If this 'settled' flag exists on each 'shard' instead of just the coordinator, any random subset of those too can be lost? I don't understand what's going on here, or what guarantees this 2PC implementation provides.

Actually, I may be mistaken about my previous commment. I'm not completely sure if this loss of recent data would happen as I've described. It depends on client implementation. For example, a client could wait for a write to propagate to at least 1 replica before telling the caller that the data was inserted successfully. This is an implementation detail I'm not sure about.

Also the settled flag exists on each record, not each shard. A shard is typically made up of multiple unsettled records. Each worker is assigned to a shard using a hash function so it's deterministic and the worker only processes unsettled transactions from their own shard.

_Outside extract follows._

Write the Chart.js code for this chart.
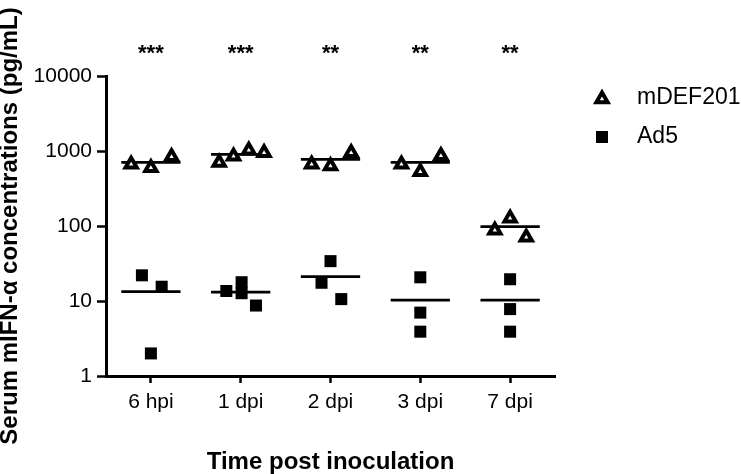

Also I said something else misleading in one of my previous comments. In my case, the shard key of each record (which determines which shard a record belongs to) was not based on its own record ID but on the account ID of the user who owns that record. So effectively the sharding was happening based on user accounts and it was designed so that the records created by an account could be processed independently of records created by a different account.